Zu den interessantesten Anime-TV-Serien gehört „Eden oft he east“ von Kenji Kamiyama von 2009. Auch hier stehen zwei Kinder im Mittelpunkt. Saki und Akira. Akira ist eine Art Medium, der über ein Handy alarmiert wird, wenn Gefahr im Verzug ist.
Einmal mehr: Gesellschaftliche Zerfall, Umweltverschmutzung, Terroristen und korrupte Politiker bestimmt die Welt in „Eden oft he east“. Mit den genreüblichen großen, erstaunten Kinderaugen machen sich Saki und Akira auf den Weg, die Welt zu retten – mit mehr oder weniger großem Erfolg. Dabei bewegten sich die Macher der preisgekrönten Serie ganz nah am Zeitgeist – in den komplizierten Verhältnissen verliert Akira gelegentlich den Überblick. In einer der Welt der Lügen und des Machtkalküls. Niemand ist zu trauen, auch sich selbst nicht – die Grenzen zwischen Wirklichkeit und künstlichen, virtuellen Welten nicht immer eindeutig zu bestimmen.
Die komplette Serie „Eden oft he East“ ist bei Universum-Anime auf DVD und Blu-Ray erschienen: insgesamt 238 Minuten. Sie werden er-gänzt von stolzen 257 Minuten Bonus-Material. Dazu gehören unter Anderem diverse Interviews.
Für Juni kündigt Universum die erste Kino-Fortsetzung der Serie an „Eden oft he East – Der König von Eden“.
Ebenfalls in feinster Edition gibt es die neueste Arbeit von Hayao Miyazaki auf DVD/Blu-Ray: „Ponyo“ – eine sehr freie Adaption von Andersens Märchen von der „Kleinen Meerjungfrau“:
Ein Sturm zieht auf, die Flut naht: ein kleiner Junge, der seinen Vater vermisst, rettet ein kleines Goldfisch-Mädchen aus einer misslichen Lage.

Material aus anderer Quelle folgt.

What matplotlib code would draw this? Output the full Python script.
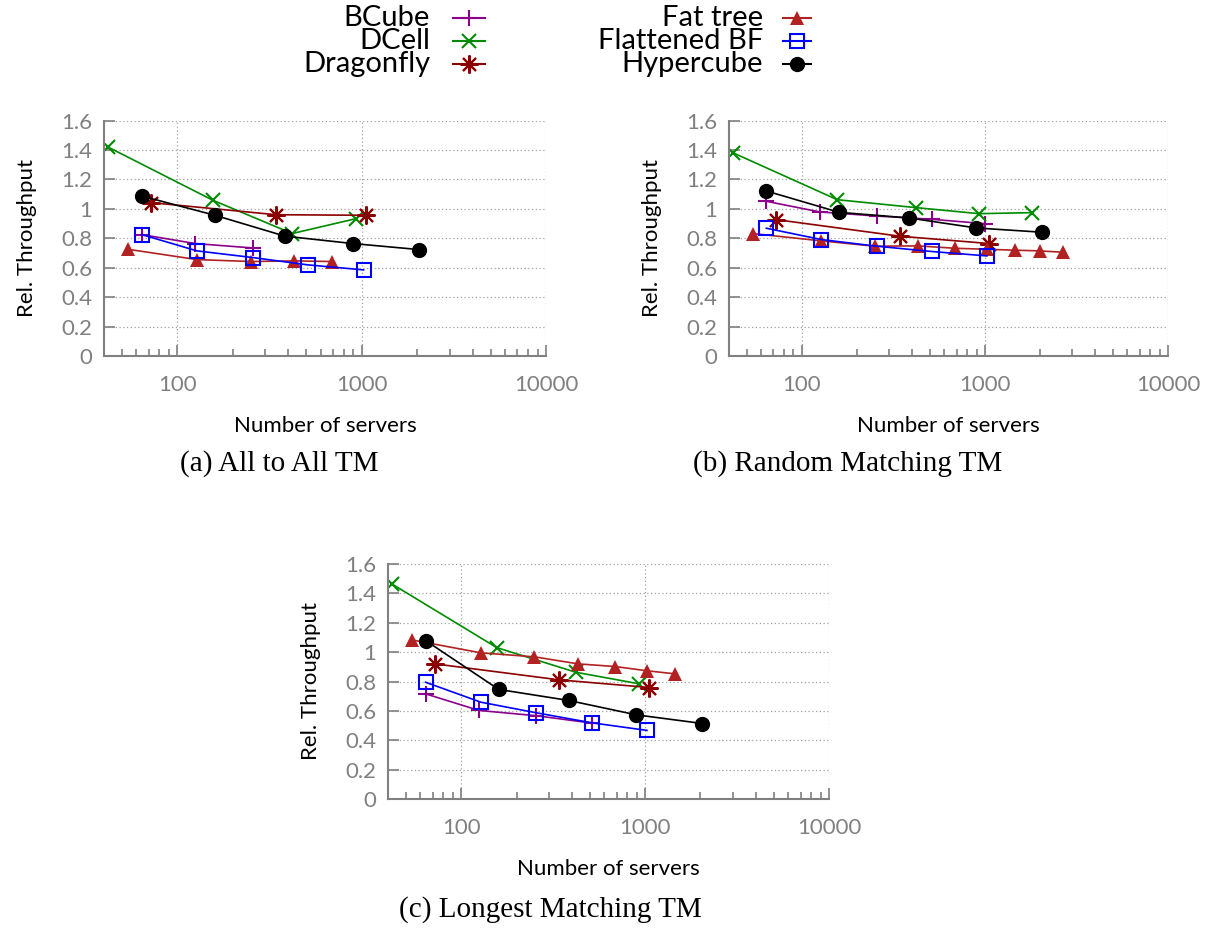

Das Mädchen Ponyo – halb Mensch, halb Tier – leidet unter ihrem Vater, der sie vor den Menschen warnt und in seiner Unterwasserwelt halten will…
Schliesslich löst der Konflikt einen Tsunami aus, dessen größte Verheerungen die Kinder aber in letzter Sekunde verhindern können. „Ponyo“ ist ein weiterer denkwürdiger Film aus Japan. Einem Land, in dem der Animationsfilm wie nirgends sonst auf der Welt, die Affinität der Menschen zu Katastrophen beschreibt. Zu den zahlreichen Extras gehört eine ausführliche Dokumentation über den Entstehungsprozess des Film – bei dem vorwiegend noch mit dem Zeichenstift gearbeitet wurde.
Aktuelle Anime-Veröffentlichungen: „Nausikaä – Aus dem Tal der Winde“, der „Evangelion-Zyklus“, „Eden of east“ und „Ponyo“ sind bei Universum erschienen, „Detektiv Conan – Das verlorene Schiff im Himmel“ bei Kazé. Die edlen Sammlerausgaben kosten zwischen 11 und 43 Euro.